At stake is almost $19 billion of debt that Venezuela is projected to owe China by year’s end, according to Barclays Capital Inc. The Inter-American Dialogue, a Washington-based research group, estimated that China lent about $65 billion to the country between 2007 and 2015, which has been paid back largely with oil shipments.

Meeting those commitments has proved challenging for Venezuela, which has seen oil production slide to a six-year low amid a prolonged slump in crude prices. The agreements between CNPC and Venezuela’s state-owned Petroleos de Venezuela SA include increasing production at three joint ventures, rehabilitating oil wells in Venezuela and building a refinery in China.

The 800,000-barrel target falls short of a 1 million-barrel goal that was under discussion in August, according to Chinese state media. China imported an average of 424,000 barrels a day from Venezuela in the first nine months of the year, an increase of about 30 percent over last year, according to data from the General Administration of Customs.

‘Older Sister’

“We are going to reach 800,000 barrels a day with China,” Maduro said at Nov. 17 news conference with CNPC’s Wang in Caracas. “Our older sister China has not left Venezuela alone in hard times.”

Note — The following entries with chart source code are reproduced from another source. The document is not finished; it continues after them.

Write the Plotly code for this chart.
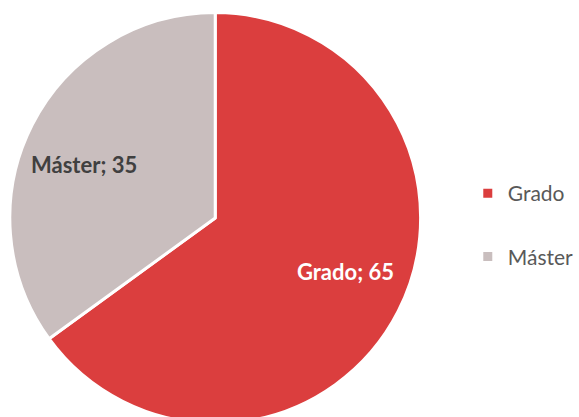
import math
import plotly.graph_objects as go

categories = ["Grado", "Máster"]
values = [65, 35]
colors = ["#DB3E3E", "#C9BEBE"]
label_colors = ["#FFFFFF", "#404040"]

W, H = 579, 430
CX, CY, R = 219, 218, 209   # pie domain centre / half-size in px
LCX = 219                   # label reference centre x

fig = go.Figure()
fig.add_trace(go.Pie(
    labels=categories,
    values=values,
    sort=False,
    direction="clockwise",
    rotation=0,
    marker=dict(colors=colors, line=dict(color="#FFFFFF", width=3)),
    textinfo="none",
    showlegend=False,
    domain=dict(x=[(CX - R) / W, (CX + R) / W], y=[1 - (CY + R) / H, 1 - (CY - R) / H]),
    hoverinfo="skip",
))

# data labels positioned from the slice angles
total = sum(values)
start = 0.0
rl = 0.70 * 205
for name, v, tc in zip(categories, values, label_colors):
    mid = start + v / total * 360 / 2 - 5
    start += v / total * 360
    px = LCX + rl * math.sin(math.radians(mid))
    py = CY - rl * math.cos(math.radians(mid))
    fig.add_annotation(
        x=px / W, y=1 - py / H, xref="paper", yref="paper",
        xanchor="center", yanchor="middle",
        text=f"<b>{name}; {v}</b>", showarrow=False,
        font=dict(family="Lato", size=22, color=tc),
    )

for name, col in zip(categories, colors):
    fig.add_trace(go.Scatter(
        x=[None], y=[None], mode="markers", name=name, legendgroup=name,
        marker=dict(symbol="square", size=9, color=col),
    ))

fig.update_layout(
    width=W, height=H,
    margin=dict(l=0, r=0, t=0, b=0),
    paper_bgcolor="white", plot_bgcolor="white",
    xaxis=dict(visible=False), yaxis=dict(visible=False),
    legend=dict(x=476 / W, y=1 - 225 / H, xanchor="left", yanchor="middle",
                font=dict(family="Lato", size=21, color="#595959"),
                tracegroupgap=33, itemwidth=30),
)

fig.write_html("out.html", config={"displayModeBar": False},
               post_script="document.body.style.margin='0';document.body.style.overflow='hidden';")
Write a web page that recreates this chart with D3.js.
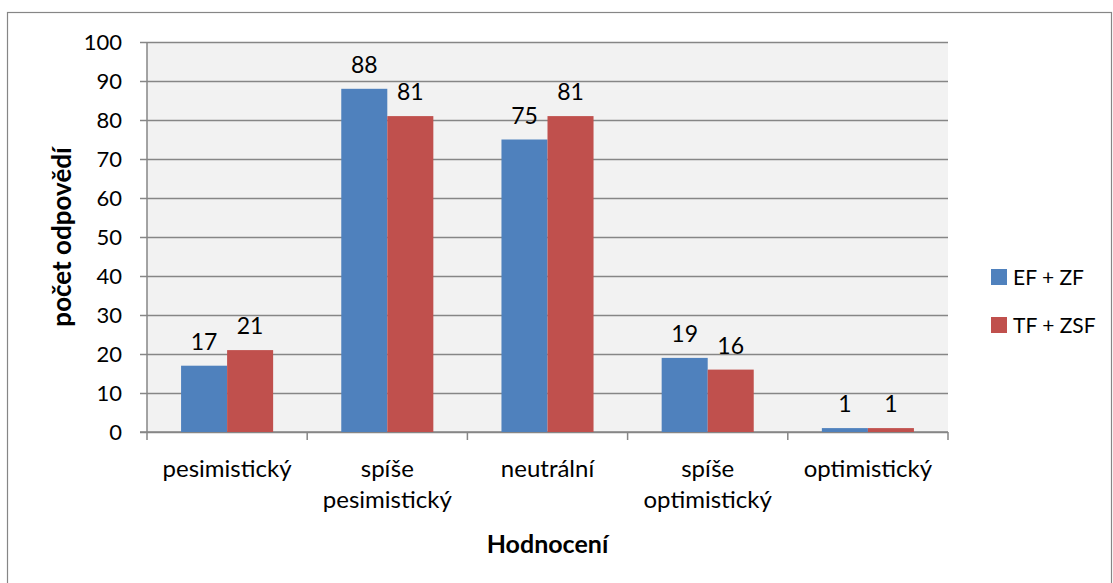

CNPC issued a statement on Monday confirming the deal and describing Wang’s conversations with Maduro as “candid, effective and fruitful.” The Chinese Ministry of Foreign Affairs didn’t reply to a faxed request for comment.

Chinese President Xi Jinping has been stressing his country’s commitment to Latin America while visiting the region to attend the Asia-Pacific Economic Cooperation summit in Lima, Peru. Xi is expected to conclude the week-long trip Thursday without a stop in Venezuela.

Matt Ferchen, head of the China and the Developing World Program at the Carnegie–Tsinghua Center for Global Policy in Beijing, said the low-key treatment of the deal suggested that China saw it as just another long-term investment, not a game-changer.

“If it were really a big deal the Chinese were proud of, they would make diplomatic hay out of this,” Ferchen said. “My guess is this is just a ploy by Maduro to grab some of the attention and headlines surrounding Xi’s trip, which obviously doesn’t include Venezuela.”


7 Comments on "China Puts Oil Over Politics in Deal to Boost Venezuela Output"

  1. Davy on Fri, 25th Nov 2016 4:12 am 

    More examples of China’s inability to realize bad debt both internally and abroad. China is a master of extend and pretend. This policy will likely end badly. I learned in business when I was a finance and credit guy don’t throw good money after bad. If you see your debt is going bad get what you can and get out. Bend over and make a deal. Sometimes you can wiggle your way out whole but most of the time debt decays quickly. A better policy is to know your limits and be ready to accept a hit. Manage your bad debt allowances with your receivable aging. That is normal today’s world is not normal anymore.

    Of course a national economy is quite different from a small business but eventually at some point they do intersect. At some point China is going to have to pay for malinvestment at home and abroad. They have chosen to push off that period. Who knows maybe they will succeed in a way that is particular to the Chinese way. I think it is rather more of the same phenomenon going on in the global economy everywhere and that is the inability to normalize. This is leading to unfunded liabilities and bad debt even in a repressed economy. The moral hazard of extend and pretend is alive and well. The financial crisis of 08 is closing in on a decade and there has been steady trend away from normalization even today.

    China is trapped in Venezuela. Its true cost of oil there will jump significantly if its investment goes bad. From the look of things and the inability of oil to break out of its current price range that looks probably. Venezuela’s national oil company almost defaulted on its bonds recently. Just in the past few days it was late on payments. Sounds like a slippery slope for China.

  2. Hubert on Fri, 25th Nov 2016 6:24 am 

    China would have been better off as a 3D World. They have added nothing to the world except pollution.

  3. makati1 on Fri, 25th Nov 2016 6:44 am 

    Hubert, read any good “Made in…” labels lately? Most of the ‘stuff’ you buy comes from China directly or indirectly.

    As for the pollution, when Trump brings back all that polluting industry to America, you will see the air in China clear up and yours turn to smog. Better be careful what you wish for.

  4. Davy on Fri, 25th Nov 2016 7:02 am 

    Yea, most of the landfill material makati. Some of the best products come from Europe. Makati, do you realize that often the products are engineered and designed in the states and that intellectual work is then sent to China for production? I am sure you know that don’t you?

  5. Sissyfuss on Fri, 25th Nov 2016 10:40 pm 

    And many times that intellectual work is simply stolen,Davy and sold back as products to the suckers. The Chinese certainly make interesting bedfellows.

  6. makati1 on Fri, 25th Nov 2016 11:31 pm 

    I guess that is how they happen to have the fastest super computer in the world? Fun giving Americans credit for Chinese intelligence, isn’t it?

    And how did Americans get their rocket science, etc? By pardoning Nazis and bringing them to the US after WW2. The US imports their brains. There are certainly few, if any, native born.

    But, enjoy your private little world if it keeps you happy. The real one is much more interesting.

  7. Bob Inget on Sat, 26th Nov 2016 2:51 pm 

    You all are missing something.

    2.2 Billion dollar loan gets finalized mid December
    wipes out ALL of Venezuela’s US exports.
    At present, 800,000 is ALL the oil Venezuela is capable of exporting. full stop.

    Saudi Arabia’s share is 11% (due to be cut 1%)
    Venezuela’s 9% (due to expire)
    Can North America increase production by 10% between now and December 15th ?

    China is making these deals all over Africa.